My current implementation to get B_Theta costs a big M long for loop (M could be up to 100k long)
B_theta = zeros(ny*M, nu*N);
% Build B_theta row by row
% Fill in each row at once by dropping in the impulse array slice with the right delay
for i = 1:M
ii = indices(i); % downsampled time for this output row
BT_row_idx = (0:ny-1)*M + i; % rows for all ny outputs at time i
% --- Valid-lag mask (skip zeros): determine which input columns can affect output at time ii
t_vec = ii - (1:N); % 1×N
j_valid = find((t_vec > 0) & (t_vec <= N));
tj = t_vec(j_valid); % 1×K, K can be 0
% Gather the (ny×nu)×K impulse slices for this row; empty is fine
H_sel = h(:, :, tj); % ny × nu × K
% --- Drop the entire ny×K block into place for each input channel (vectorized write)
for c = 1:nu
BT_col_idx = (c-1)*N + j_valid;
vals = reshape(H_sel(:, c, :), ny, []); % ny × K (or ny×0)

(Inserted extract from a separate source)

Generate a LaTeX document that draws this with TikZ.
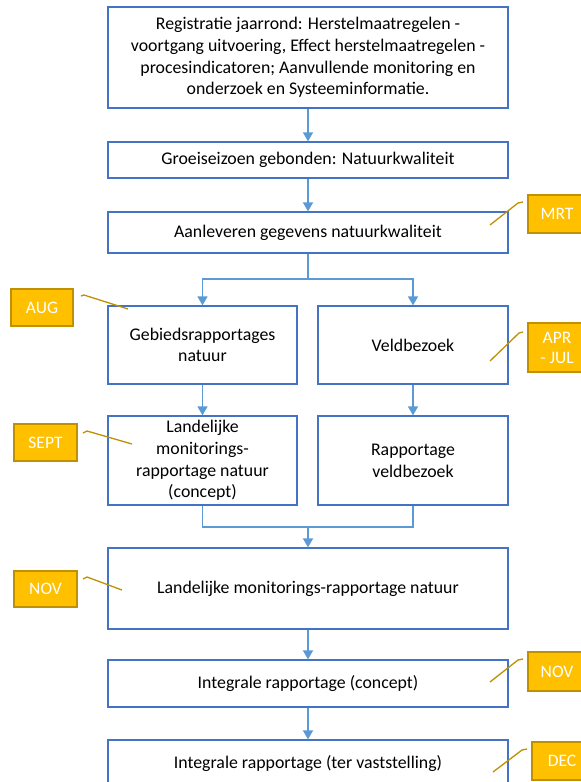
\documentclass[tikz,border=0pt]{standalone}
\usepackage{fontspec}
\setmainfont{Carlito}
\usetikzlibrary{arrows.meta}
\definecolor{boxblue}{HTML}{4472C4}
\definecolor{arrblue}{HTML}{5B9BD5}
\definecolor{goldfill}{HTML}{FFC000}
\definecolor{golddark}{HTML}{BF9000}
\begin{document}
\begin{tikzpicture}[x=1pt,y=-1pt,
  flowbox/.style={draw=boxblue,line width=1.3pt,fill=white,align=center,inner sep=0pt,font=\fontsize{17.8pt}{21.7pt}\selectfont},
  callout/.style={draw=golddark,line width=1.2pt,fill=goldfill,text=white,align=center,inner sep=0pt,font=\fontsize{17.5pt}{20pt}\selectfont},
  arr/.style={draw=arrblue,line width=1.5pt,-{Triangle[width=10pt,length=9pt]}},
  ln/.style={draw=arrblue,line width=1.5pt},
  leader/.style={draw=golddark,line width=1.3pt}]
\useasboundingbox (0,0) rectangle (581,782);
\clip (0,0) rectangle (581,782);
\fill[white] (0,0) rectangle (581,782);

% flow boxes
\node[flowbox,minimum width=400pt,minimum height=101pt] (top) at (308,57.5)
  {Registratie jaarrond: Herstelmaatregelen -\\voortgang uitvoering, Effect herstelmaatregelen -\\procesindicatoren; Aanvullende monitoring en\\onderzoek en Systeeminformatie.};
\node[flowbox,minimum width=400pt,minimum height=36pt] (b2) at (308,160) {Groeiseizoen gebonden: Natuurkwaliteit};
\node[flowbox,minimum width=400pt,minimum height=41pt] (b3) at (308,232.5) {Aanleveren gegevens natuurkwaliteit};
\node[flowbox,minimum width=189pt,minimum height=78pt] (L1) at (202.5,345) {Gebiedsrapportages\\natuur};
\node[flowbox,minimum width=190pt,minimum height=78pt] (R1) at (413,345) {Veldbezoek};
\node[flowbox,minimum width=189pt,minimum height=89pt] (L2) at (202.5,460.5) {Landelijke\\monitorings-\\rapportage natuur\\(concept)};
\node[flowbox,minimum width=190pt,minimum height=89pt] (R2) at (413,460.5) {Rapportage\\veldbezoek};
\node[flowbox,minimum width=400pt,minimum height=81pt] (big) at (308,588.5) {Landelijke monitorings-rapportage natuur};
\node[flowbox,minimum width=400pt,minimum height=47pt] (ic) at (308,683.5) {Integrale rapportage (concept)};
\node[flowbox,minimum width=400pt,minimum height=47pt] (last) at (308,763.5) {Integrale rapportage (ter vaststelling)};
\draw[boxblue,line width=1.3pt] (108,782) -- (108,740) -- (508,740) -- (508,782);

% connectors
\draw[arr] (top.south) -- (b2.north);
\draw[arr] (b2.south) -- (b3.north);
\coordinate (split) at (308,279);
\draw[ln] (b3.south) -- (split);
\draw[arr] (split) -| (L1.north);
\draw[arr] (split) -| (R1.north);
\draw[arr] (L1.south) -- (L2.north);
\draw[arr] (R1.south) -- (R2.north);
\coordinate (join) at (308,527);
\draw[ln] (L2.south) |- (join) -| (R2.south);
\draw[arr] (join) -- (big.north);
\draw[arr] (big.south) -- (ic.north);
\draw[arr] (ic.south) -- (last.north);

% callouts
\node[callout,minimum width=58pt,minimum height=38pt] (mrt) at (557,214) {MRT};
\node[callout,minimum width=58pt,minimum height=49pt] (apr) at (557,347.5) {APR\\- JUL};
\node[callout,minimum width=58pt,minimum height=39pt] (nov2) at (557,671.5) {NOV};
\node[callout,minimum width=60pt,minimum height=38pt] (dec) at (562,761) {DEC};
\node[callout,minimum width=62pt,minimum height=37pt] (aug) at (42,307.5) {AUG};
\node[callout,minimum width=63pt,minimum height=37pt] (sept) at (45.5,442.5) {SEPT};
\node[callout,minimum width=63pt,minimum height=36pt] (nov1) at (45.5,589) {NOV};

% leader lines
\coordinate (mrtA) at (523,202); \coordinate (mrtB) at (518,203); \coordinate (mrtC) at (490,225);
\draw[leader] (mrtA) -- (mrtB) -- (mrtC);
\coordinate (aprA) at (523,332); \coordinate (aprB) at (519,333); \coordinate (aprC) at (490,361);
\draw[leader] (aprA) -- (aprB) -- (aprC);
\coordinate (nov2A) at (523,659); \coordinate (nov2B) at (518,660); \coordinate (nov2C) at (490,682);
\draw[leader] (nov2A) -- (nov2B) -- (nov2C);
\coordinate (decA) at (527,749); \coordinate (decB) at (522,750); \coordinate (decC) at (493,772);
\draw[leader] (decA) -- (decB) -- (decC);
\coordinate (augA) at (81,296); \coordinate (augB) at (84,295); \coordinate (augC) at (128,309);
\draw[leader] (augA) -- (augB) -- (augC);
\coordinate (septA) at (83,433); \coordinate (septB) at (87,431); \coordinate (septC) at (132,444);
\draw[leader] (septA) -- (septB) -- (septC);
\coordinate (nov1A) at (83,579); \coordinate (nov1B) at (87,577); \coordinate (nov1C) at (122,590);
\draw[leader] (nov1A) -- (nov1B) -- (nov1C);
\end{tikzpicture}
\end{document}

B_theta(BT_row_idx, BT_col_idx) = vals;
end
end
SO in summary, I've solved the challenge of computing A_theta*x0 and B_theta_col, but efficiently forming the full B_theta matrix is vexing me.
I'm especially not sure if I want the matrix is a block-toeplitz form (where each ny or nu row/column is stacked to keep the matrix 2D, (M*ny, N*nu)) or in tensor form where there is an M*N matrix that contains elements of dimension ny*nu
I need the B_theta matrix to multiply against other matricies later, so I'm leaning toward keeping block_toeplitz.
Also like I said M can be very large - so I a mtrying to avoid blkdiag and repmat, and instead using the sparse() matrix command.